REPUBLIKA.CO.ID, JAKARTA -- Indonesia berencana kembali mencalonkan diri kembali sebagai Anggota Dewan Hak Asasi Manusia (HAM) di Perserikatan Bangsa-Bangsa (PBB) pada pemilihan 10 Oktober 2023 mendatang. Dalam upaya kali ini, Indonesia akan lebih banyak menyuarakan hak hidup sejahtera bagi semua warga negara dari dunia ketiga, yakni negara miskin dan berkembang.
Deputi Wakil Tetap RI di Jenewa, Achsanul Habib mengatakan Indonesia memiliki strategi dan isu dalam menyuarakan persoalan HAM saat ini. Salah satunya adalah Indonesia akan lebih keras menyuarakan terkait hak kesejahteraan bagi negara-negara dunia ketiga, baik negara miskin dan berkembang.
"Kita berbicara dalam agenda-agenda mengenai hak kesejahteraan bagi negara dunia ketiga, atau negara miskin dan berkembang. Karena negara-negara yang lebih maju selama ini kurang memberikan atensi karena lebih banyak bersuara terkait soal geopolitik," katanya, dalam media gathering, Selasa (3/10/2023).

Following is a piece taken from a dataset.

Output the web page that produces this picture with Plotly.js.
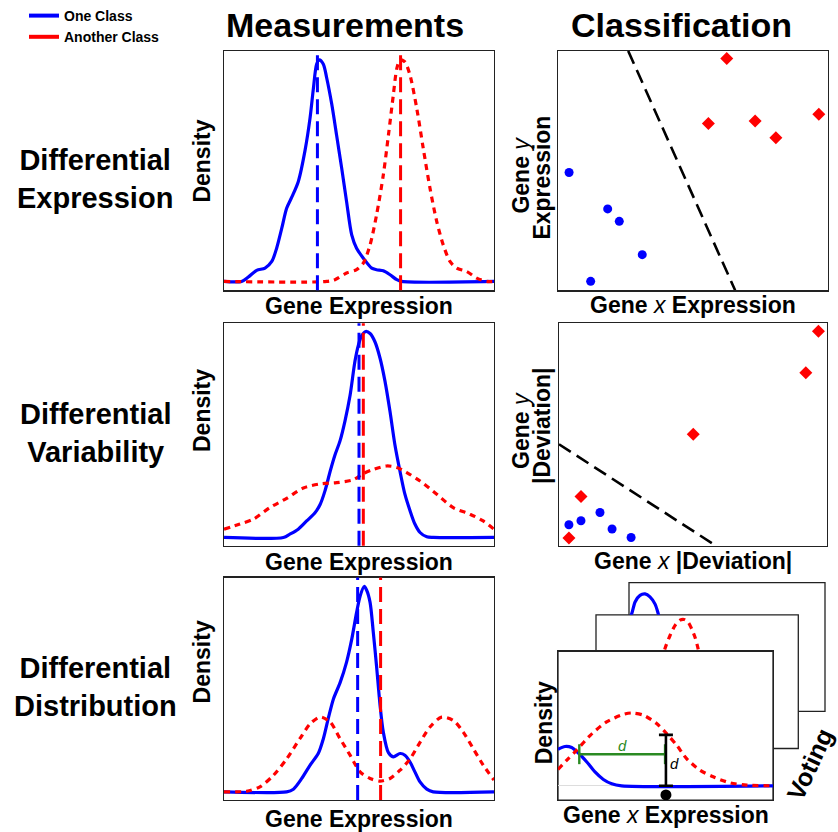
<!DOCTYPE html>
<html><head><meta charset="utf-8">
<script src="https://cdn.plot.ly/plotly-3.0.1.min.js"></script>
<style>html,body{margin:0;padding:0;background:#fff;}#chart{width:838px;height:832px;}</style>
</head><body><div id="chart"></div>
<script>
// ================= DATA =================
// Row 1: Differential Expression (density curves)
const deOneX = [0,6.5,9,12.1,15.2,17.7,19.5,21.4,23.2,25.1,27.5,30,31.9,33.1,34.3,35.3,36.8,38,39.9,41.7,43.6,45.4,47.3,49.1,51.6,54.7,56.5,59,61.5,64,65.8,100];
const deOneY = [0,0,0.02,0.05,0.06,0.09,0.15,0.24,0.33,0.38,0.45,0.59,0.74,0.87,0.98,1.0,0.98,0.92,0.80,0.66,0.51,0.36,0.21,0.15,0.105,0.06,0.053,0.048,0.03,0.008,0,0];
const deAnotherX = [0,38,41.1,45.4,49.1,51.6,54.1,56.5,59,60.9,62.7,64,65.2,67,68.9,71.4,73.8,76.3,78.8,81.2,83.7,86.2,89.9,93.6,97.3,100];
const deAnotherY = [0,0,0.008,0.038,0.053,0.083,0.165,0.30,0.48,0.66,0.84,0.96,1.0,0.99,0.93,0.78,0.60,0.42,0.27,0.165,0.09,0.06,0.045,0.015,0,0];
const deMeans = [34.6, 65.4];

// Row 2: Differential Variability
const dvOneX = [0,22,24.4,27.5,30.6,33.7,35.6,37.4,39.3,41.1,43,44.8,46.7,48.5,49.8,51,52.5,54.1,55.9,57.8,59.6,61.5,63.3,65.2,67,68.9,70.7,72.6,75.1,77.5,100];
const dvOneY = [0,0,0.016,0.04,0.08,0.12,0.16,0.226,0.32,0.40,0.47,0.565,0.69,0.855,0.935,0.98,1.0,0.99,0.95,0.87,0.76,0.61,0.45,0.32,0.21,0.13,0.065,0.024,0.003,0,0];
const dvAnotherX = [0,5.9,10.9,17,23.2,29.4,35.6,41.7,47.9,51.6,55.3,60.2,64,67.7,72.6,78.8,84.9,91.1,96,100];
const dvAnotherY = [0.04,0.065,0.089,0.145,0.19,0.24,0.26,0.266,0.28,0.31,0.33,0.347,0.34,0.315,0.274,0.21,0.145,0.113,0.08,0.04];
const dvMeans = [50.0, 51.6];

// Row 3: Differential Distribution
const ddOneX = [0,23.2,25.7,28.8,31.9,34.9,36.8,38.6,40.5,43,45.4,47.3,49.1,50.4,51.9,52.8,54.1,55.3,56.5,57.8,59,60.9,62.7,65.2,67,68.9,70.7,72.6,75.1,77.5,100];
const ddOneY = [0,0,0.013,0.065,0.13,0.186,0.258,0.355,0.45,0.53,0.63,0.74,0.87,0.95,0.997,0.98,0.92,0.774,0.61,0.42,0.29,0.19,0.17,0.186,0.178,0.145,0.097,0.048,0.013,0,0];
const ddAnotherX = [0,8.4,13.3,18.3,23.2,28.1,31.9,35.6,39.3,43,46.7,50.4,54.1,57.8,61.5,65.2,68.9,72.6,76.3,80.6,84.9,88.6,92.3,96,100];
const ddAnotherY = [0,0.003,0.024,0.08,0.16,0.258,0.33,0.363,0.339,0.258,0.178,0.097,0.065,0.052,0.065,0.105,0.16,0.24,0.315,0.363,0.347,0.29,0.21,0.13,0.057];
const ddMeans = [49.5, 58.0];

// Classification: Gene x / Gene y expression
const ceOneX = [4.1,18.4,22.7,31.2,12.1];
const ceOneY = [49.2,34.0,28.8,14.9,3.75];
const ceAnotherX = [62.5,55.7,73.0,80.7,96.6];
const ceAnotherY = [96.8,69.7,70.7,63.75,73.5];
const ceBoundaryX = [26, 65.6];
const ceBoundaryY = [100, 0];

// Classification: |Deviation|
const cvOneX = [3.7,8.2,15.3,19.8,26.9];
const cvOneY = [9.4,11.2,14.9,7.5,3.7];
const cvAnotherX = [96.8,92.1,50.1,8.2,3.7];
const cvAnotherY = [96.4,77.7,50.1,22.1,3.5];
const cvBoundaryX = [0, 57.6];
const cvBoundaryY = [45.6, 0.7];

// Classification: distribution voting cards (front card)
const cdOneX = [0,3.26,6.36,9.46,13.3,17.2,21.1,25,29.6,100];
const cdOneY = [0.50,0.54,0.525,0.45,0.33,0.19,0.087,0.027,0,0];
const cdAnotherX = [0,4,8.7,14.9,22.6,30.4,34.3,39.7,45.9,50.5,55.2,59.8,66,72.2,80,87.8,100];
const cdAnotherY = [0.224,0.35,0.49,0.69,0.877,0.98,1.0,0.97,0.854,0.717,0.557,0.374,0.215,0.123,0.041,0.009,0];
const cdHorizX = [9.9, 49.8];
const cdHorizY = [0.434, 0.434];
const cdVertX = [50.2];
const cdVertTop = [0.70];
const cdQueryX = [50.2];
const cdQueryY = [-0.125];
// visible tops of the cards behind
const cardMidX = [32.5,34.1,36.6,39.1,41.5,43.5,45.6,47.3,48.9,50.1,51.4];
const cardMidY = [1.02,1.18,1.36,1.50,1.57,1.58,1.54,1.45,1.34,1.22,1.06];
const cardBackX = [-1.5,1.4,3.1,5.6,8.2,10.7,13.3,14.9,16.7];
const cardBackY = [0.98,1.15,1.31,1.40,1.42,1.38,1.28,1.15,0.96];

// Text
const classNames = ['One Class', 'Another Class'];
const colTitles = ['Measurements', 'Classification'];
const rowLabels = ['Differential<br>Expression', 'Differential<br>Variability', 'Differential<br>Distribution'];

// ================= STYLE / LAYOUT =================
const W = 838, H = 832;
const FONT = 'Liberation Sans, Arial, Helvetica, sans-serif';
const BLUE = '#0000ff', RED = '#ff0000', GREEN = '#2a8a22';
const px = v => v / W;
const py = v => 1 - v / H;
const dom = (a, b) => [px(a), px(b)];
const domY = (top, bot) => [py(bot), py(top)];

function boxAxis(d, r, anchor, extra) {
  return Object.assign({domain: d, range: r, anchor: anchor, showticklabels: false, ticks: '', showgrid: false,
    zeroline: false, showline: true, mirror: true, linecolor: '#222', linewidth: 1.3, fixedrange: true}, extra || {});
}
function bareAxis(d, r, anchor) {
  return {domain: d, range: r, anchor: anchor, showticklabels: false, ticks: '', showgrid: false,
    zeroline: false, showline: false, fixedrange: true};
}

const traces = [];
function solid(x, y, ax, color) {
  traces.push({x: x, y: y, xaxis: 'x' + ax, yaxis: 'y' + ax, mode: 'lines', showlegend: false, hoverinfo: 'skip',
    line: {color: color, width: 3.2, shape: 'spline', smoothing: 0.8}});
}
function dotted(x, y, ax, color) {
  traces.push({x: x, y: y, xaxis: 'x' + ax, yaxis: 'y' + ax, mode: 'lines', showlegend: false, hoverinfo: 'skip',
    line: {color: color, width: 3.2, dash: '6px,5px', shape: 'spline', smoothing: 0.8}});
}
function pts(x, y, ax, color, sym, size) {
  traces.push({x: x, y: y, xaxis: 'x' + ax, yaxis: 'y' + ax, mode: 'markers', showlegend: false, hoverinfo: 'skip',
    cliponaxis: false, marker: {color: color, symbol: sym, size: size}});
}
function boundary(x, y, ax) {
  traces.push({x: x, y: y, xaxis: 'x' + ax, yaxis: 'y' + ax, mode: 'lines', showlegend: false, hoverinfo: 'skip',
    line: {color: '#000', width: 2.6, dash: '14px,7px'}});
}

// legend entries
traces.push({x: [null], y: [null], mode: 'lines', name: classNames[0], line: {color: BLUE, width: 4}, hoverinfo: 'skip'});
traces.push({x: [null], y: [null], mode: 'lines', name: classNames[1], line: {color: RED, width: 4}, hoverinfo: 'skip'});

// measurements
solid(deOneX, deOneY, '', BLUE);  dotted(deAnotherX, deAnotherY, '', RED);
solid(dvOneX, dvOneY, '2', BLUE); dotted(dvAnotherX, dvAnotherY, '2', RED);
solid(ddOneX, ddOneY, '3', BLUE); dotted(ddAnotherX, ddAnotherY, '3', RED);

// classification scatter
boundary(ceBoundaryX, ceBoundaryY, '4');
pts(ceOneX, ceOneY, '4', BLUE, 'circle', 9);
pts(ceAnotherX, ceAnotherY, '4', RED, 'diamond', 10);
boundary(cvBoundaryX, cvBoundaryY, '5');
pts(cvOneX, cvOneY, '5', BLUE, 'circle', 9);
pts(cvAnotherX, cvAnotherY, '5', RED, 'diamond', 10);

// cards
dotted(cardMidX, cardMidY, '7', RED);
solid(cardBackX, cardBackY, '8', BLUE);
solid(cdOneX, cdOneY, '6', BLUE);
dotted(cdAnotherX, cdAnotherY, '6', RED);
traces.push({x: cdHorizX, y: cdHorizY, xaxis: 'x6', yaxis: 'y6', mode: 'lines', showlegend: false, hoverinfo: 'skip',
  line: {color: GREEN, width: 2.4},
  error_y: {type: 'constant', value: 0.137, width: 0, thickness: 2.4, color: GREEN}});
traces.push({x: cdVertX, y: cdVertTop.map(v => v / 2), xaxis: 'x6', yaxis: 'y6', mode: 'lines', showlegend: false, hoverinfo: 'skip',
  line: {color: '#000', width: 2.4},
  error_y: {type: 'data', array: cdVertTop.map(v => v / 2), width: 7, thickness: 2.6, color: '#000'}});
traces.push({x: cdQueryX, y: cdQueryY, xaxis: 'x6', yaxis: 'y6', mode: 'markers', showlegend: false, hoverinfo: 'skip',
  cliponaxis: false, marker: {color: '#000', size: 11}});

const shapes = [];
// card frames (back to front)
function card(x0, x1, top, bot) {
  shapes.push({type: 'rect', xref: 'paper', yref: 'paper', x0: px(x0), x1: px(x1), y0: py(bot), y1: py(top),
    fillcolor: '#fff', line: {color: '#222', width: 1.3}, layer: 'below'});
}
card(629, 825, 582, 711);
card(596, 798.3, 614.3, 748.3);
card(558, 773, 651, 800);
// class mean lines
[[deMeans, ''], [dvMeans, '2'], [ddMeans, '3']].forEach(([m, ax]) => {
  [BLUE, RED].forEach((c, i) => {
    shapes.push({type: 'line', xref: 'x' + ax, yref: 'y' + ax + ' domain', x0: m[i], x1: m[i], y0: 0, y1: 1,
      line: {color: c, width: 3, dash: '15px,7px'}});
  });
});

const annotations = [];
function txt(text, x, y, size, opts) {
  annotations.push(Object.assign({text: text, x: px(x), y: py(y), xref: 'paper', yref: 'paper', showarrow: false,
    xanchor: 'center', yanchor: 'middle', font: {family: FONT, size: size, color: '#000', weight: 'bold'}}, opts || {}));
}
txt(colTitles[0], 345, 23, 34);
txt(colTitles[1], 681, 23, 34);
txt(rowLabels[0], 95, 177, 29);
txt(rowLabels[1], 95, 432, 29);
txt(rowLabels[2], 95, 687, 29);
// measurement axis titles
txt('Density', 202, 160, 23, {textangle: -90});
txt('Density', 202, 410, 23, {textangle: -90});
txt('Density', 202, 662, 23, {textangle: -90});
txt('Gene Expression', 359, 305, 23);
txt('Gene Expression', 359, 561, 23);
txt('Gene Expression', 359, 819, 23);
// classification axis titles
const nb = () => ({family: FONT, size: 23, color: '#000', weight: 'normal'});
txt('<b>Gene</b> <i>y</i>', 521, 174, 23, {textangle: -90, font: nb()});
txt('Expression', 542, 176, 23, {textangle: -90});
txt('<b>Gene</b> <i>y</i>', 521, 430, 23, {textangle: -90, font: nb()});
txt('|Deviation|', 542, 425, 23, {textangle: -90});
txt('<b>Gene</b> <i>x</i> <b>Expression</b>', 693, 304, 23, {font: nb()});
txt('<b>Gene</b> <i>x</i> <b>|Deviation|</b>', 693, 560, 23, {font: nb()});
txt('<b>Gene</b> <i>x</i> <b>Expression</b>', 666, 815, 23, {font: nb()});
txt('Density', 544, 723, 23, {textangle: -90});
txt('Voting', 810, 764, 25, {textangle: -65});
// distance labels
annotations.push({text: '<i>d</i>', x: 30.2, y: 0.56, xref: 'x6', yref: 'y6', showarrow: false,
  font: {family: FONT, size: 15, color: GREEN}});
annotations.push({text: '<i>d</i>', x: 54.4, y: 0.31, xref: 'x6', yref: 'y6', showarrow: false,
  font: {family: FONT, size: 15, color: '#000'}});

const layout = {
  width: W, height: H, margin: {l: 0, r: 0, t: 0, b: 0},
  paper_bgcolor: '#fff', plot_bgcolor: 'rgba(0,0,0,0)',
  showlegend: true,
  legend: {x: px(24), y: py(-2), xanchor: 'left', yanchor: 'top', bgcolor: 'rgba(0,0,0,0)',
    font: {family: FONT, size: 14, color: '#000', weight: 'bold'}, itemwidth: 30, tracegroupgap: 0},
  xaxis: boxAxis(dom(224, 494), [0, 100], 'y'),
  yaxis: boxAxis(domY(49, 289), [-0.04, 1.04], 'x'),
  xaxis2: boxAxis(dom(224, 494), [0, 100], 'y2'),
  yaxis2: boxAxis(domY(322, 545), [-0.04, 1.04], 'x2'),
  xaxis3: boxAxis(dom(224, 494), [0, 100], 'y3'),
  yaxis3: boxAxis(domY(577, 800), [-0.04, 1.04], 'x3'),
  xaxis4: boxAxis(dom(558, 828), [0, 100], 'y4'),
  yaxis4: boxAxis(domY(49, 289), [0, 100], 'x4'),
  xaxis5: boxAxis(dom(559, 827), [0, 100], 'y5'),
  yaxis5: boxAxis(domY(322, 545), [0, 100], 'x5'),
  xaxis6: boxAxis(dom(558, 773), [0, 100], 'y6'),
  yaxis6: boxAxis(domY(651, 800), [-0.196, 1.845], 'x6', {zeroline: true, zerolinecolor: '#dddddd', zerolinewidth: 1}),
  xaxis7: bareAxis(dom(596, 798.3), [0, 100], 'y7'),
  yaxis7: bareAxis(domY(614.3, 651), [1.141, 1.644], 'x7'),
  xaxis8: bareAxis(dom(629, 825), [0, 100], 'y8'),
  yaxis8: bareAxis(domY(582, 614.3), [1.133, 1.575], 'x8'),
  shapes: shapes,
  annotations: annotations
};
Plotly.newPlot('chart', traces, layout, {displayModeBar: false, staticPlot: true});
</script>
</body></html>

Menurut dia, selama ini isu HAM secara garis besar seringkali mengikuti suara-suara negara besar dan negara maju semata. Terutama terkait dengan persoalan HAM yang terkait dengan persoalan geopolitik, kepentingan politik negara maju. "Ketika bisa soal Ukraina mereka keras suaranya," kata dia.
Karena itu, Indonesia ingin memastikan dalam Dewan HAM nanti tidak hanya sibuk membahas terkait isu-isu geopolitik semata, namun persoalan hal sipil negara-negara miskin dan berkembang, juga harus disuarakan. "Bagaimana bisa membahas penghapusan kemiskinan, sehingga ada keseimbangan antara pembangunan dan politik," ujarnya.
Selain keinginan Indonesia maju kembali sebagai Anggota Dewan HAM PBB, Indonesia juga saat ini fokus terkait keadilan dan kesamarataan terkait berbagai isu. Diantaranya soal pandemic treaty yang memberikan hak yang sama bagi setiap negara dalam perlindungan vaksin, kemudian perlindungan genetic resources, perkembangan isu-isu di WTO, rencana pelaksanaan World Water Forum 2024.